***** RAW DATA
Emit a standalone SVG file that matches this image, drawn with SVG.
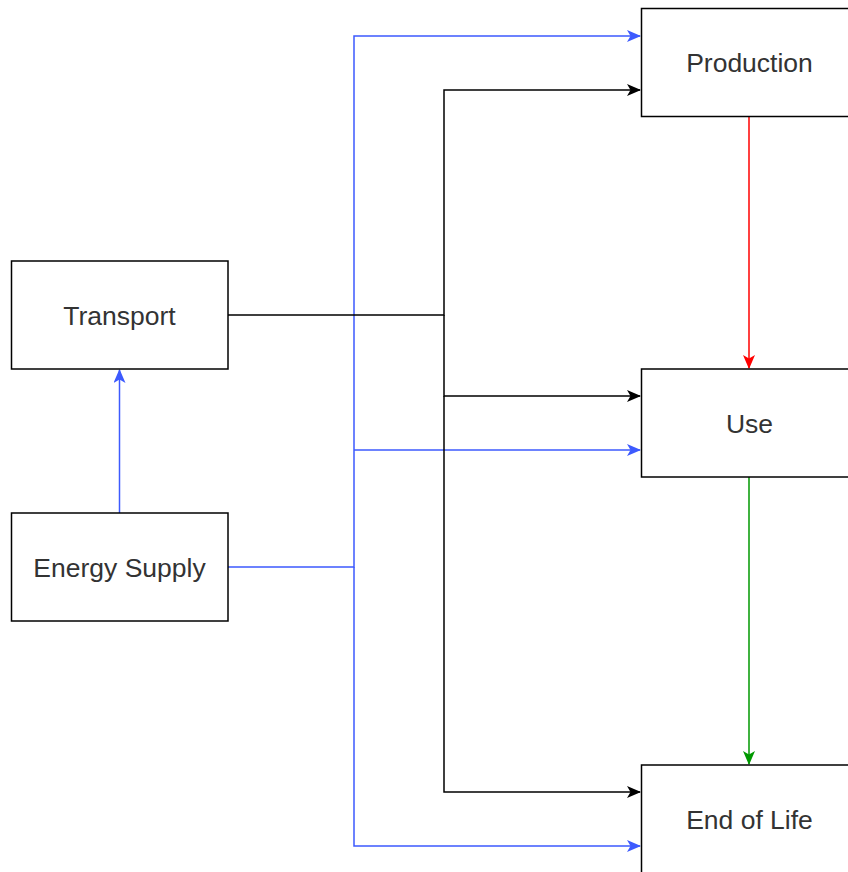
<svg xmlns="http://www.w3.org/2000/svg" width="848" height="872" viewBox="0 0 848 872">
<defs>
<style>
.box{fill:#fff;stroke:#000;stroke-width:1.5}
.lbl{font-family:"Liberation Sans",Arial,sans-serif;font-size:26.5px;fill:#333;text-anchor:middle;dominant-baseline:central}
.c{fill:none;stroke-width:1.5}
.blue{stroke:#3D5AFE}
.black{stroke:#000}
.red{stroke:#FF0000}
.green{stroke:#009900}
</style>
<marker id="ab" viewBox="0 0 14 12" refX="13" refY="6" markerWidth="14" markerHeight="12" markerUnits="userSpaceOnUse" orient="auto"><path d="M0,0 L14,6 L0,12 L3.5,6 Z" fill="#3D5AFE"/></marker>
<marker id="ak" viewBox="0 0 14 12" refX="13" refY="6" markerWidth="14" markerHeight="12" markerUnits="userSpaceOnUse" orient="auto"><path d="M0,0 L14,6 L0,12 L3.5,6 Z" fill="#000"/></marker>
<marker id="ar" viewBox="0 0 14 12" refX="13" refY="6" markerWidth="14" markerHeight="12" markerUnits="userSpaceOnUse" orient="auto"><path d="M0,0 L14,6 L0,12 L3.5,6 Z" fill="#FF0000"/></marker>
<marker id="ag" viewBox="0 0 14 12" refX="13" refY="6" markerWidth="14" markerHeight="12" markerUnits="userSpaceOnUse" orient="auto"><path d="M0,0 L14,6 L0,12 L3.5,6 Z" fill="#009900"/></marker>
</defs>
<rect width="848" height="872" fill="#fff"/>
<g id="connectors">
<path class="c blue" d="M228,567 H354 V36 H640" marker-end="url(#ab)"/>
<path class="c blue" d="M354,450 H640" marker-end="url(#ab)"/>
<path class="c blue" d="M354,567 V846 H640" marker-end="url(#ab)"/>
<path class="c blue" d="M119.5,513 V370" marker-end="url(#ab)"/>
<path class="c black" d="M228,315 H444 V90 H640" marker-end="url(#ak)"/>
<path class="c black" d="M444,315 V396 H640" marker-end="url(#ak)"/>
<path class="c black" d="M444,396 V792 H640" marker-end="url(#ak)"/>
<path class="c red" d="M749,117 V368" marker-end="url(#ar)"/>
<path class="c green" d="M749,477 V764" marker-end="url(#ag)"/>
</g>
<g id="production"><rect class="box" x="641.5" y="8.5" width="216" height="108"/><text class="lbl" x="749.5" y="63">Production</text></g>
<g id="use"><rect class="box" x="641.5" y="369" width="216" height="108"/><text class="lbl" x="749.5" y="424">Use</text></g>
<g id="endoflife"><rect class="box" x="641.5" y="765" width="216" height="108"/><text class="lbl" x="749.5" y="820">End of Life</text></g>
<g id="transport"><rect class="box" x="11.5" y="261" width="216.5" height="108"/><text class="lbl" x="119.5" y="316">Transport</text></g>
<g id="energysupply"><rect class="box" x="11.5" y="513" width="216.5" height="108"/><text class="lbl" x="119.5" y="568">Energy Supply</text></g>
</svg>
**********
- **SHORT PROBLEM**
Except for the pictures, reproduce every line exactly.

- **THE COMPLETED TASK**
Emit a standalone SVG file that matches this image, drawn with SVG.
<svg xmlns="http://www.w3.org/2000/svg" width="848" height="872" viewBox="0 0 848 872">
<defs>
<style>
.box{fill:#fff;stroke:#000;stroke-width:1.5}
.lbl{font-family:"Liberation Sans",Arial,sans-serif;font-size:26.5px;fill:#333;text-anchor:middle;dominant-baseline:central}
.c{fill:none;stroke-width:1.5}
.blue{stroke:#3D5AFE}
.black{stroke:#000}
.red{stroke:#FF0000}
.green{stroke:#009900}
</style>
<marker id="ab" viewBox="0 0 14 12" refX="13" refY="6" markerWidth="14" markerHeight="12" markerUnits="userSpaceOnUse" orient="auto"><path d="M0,0 L14,6 L0,12 L3.5,6 Z" fill="#3D5AFE"/></marker>
<marker id="ak" viewBox="0 0 14 12" refX="13" refY="6" markerWidth="14" markerHeight="12" markerUnits="userSpaceOnUse" orient="auto"><path d="M0,0 L14,6 L0,12 L3.5,6 Z" fill="#000"/></marker>
<marker id="ar" viewBox="0 0 14 12" refX="13" refY="6" markerWidth="14" markerHeight="12" markerUnits="userSpaceOnUse" orient="auto"><path d="M0,0 L14,6 L0,12 L3.5,6 Z" fill="#FF0000"/></marker>
<marker id="ag" viewBox="0 0 14 12" refX="13" refY="6" markerWidth="14" markerHeight="12" markerUnits="userSpaceOnUse" orient="auto"><path d="M0,0 L14,6 L0,12 L3.5,6 Z" fill="#009900"/></marker>
</defs>
<rect width="848" height="872" fill="#fff"/>
<g id="connectors">
<path class="c blue" d="M228,567 H354 V36 H640" marker-end="url(#ab)"/>
<path class="c blue" d="M354,450 H640" marker-end="url(#ab)"/>
<path class="c blue" d="M354,567 V846 H640" marker-end="url(#ab)"/>
<path class="c blue" d="M119.5,513 V370" marker-end="url(#ab)"/>
<path class="c black" d="M228,315 H444 V90 H640" marker-end="url(#ak)"/>
<path class="c black" d="M444,315 V396 H640" marker-end="url(#ak)"/>
<path class="c black" d="M444,396 V792 H640" marker-end="url(#ak)"/>
<path class="c red" d="M749,117 V368" marker-end="url(#ar)"/>
<path class="c green" d="M749,477 V764" marker-end="url(#ag)"/>
</g>
<g id="production"><rect class="box" x="641.5" y="8.5" width="216" height="108"/><text class="lbl" x="749.5" y="63">Production</text></g>
<g id="use"><rect class="box" x="641.5" y="369" width="216" height="108"/><text class="lbl" x="749.5" y="424">Use</text></g>
<g id="endoflife"><rect class="box" x="641.5" y="765" width="216" height="108"/><text class="lbl" x="749.5" y="820">End of Life</text></g>
<g id="transport"><rect class="box" x="11.5" y="261" width="216.5" height="108"/><text class="lbl" x="119.5" y="316">Transport</text></g>
<g id="energysupply"><rect class="box" x="11.5" y="513" width="216.5" height="108"/><text class="lbl" x="119.5" y="568">Energy Supply</text></g>
</svg>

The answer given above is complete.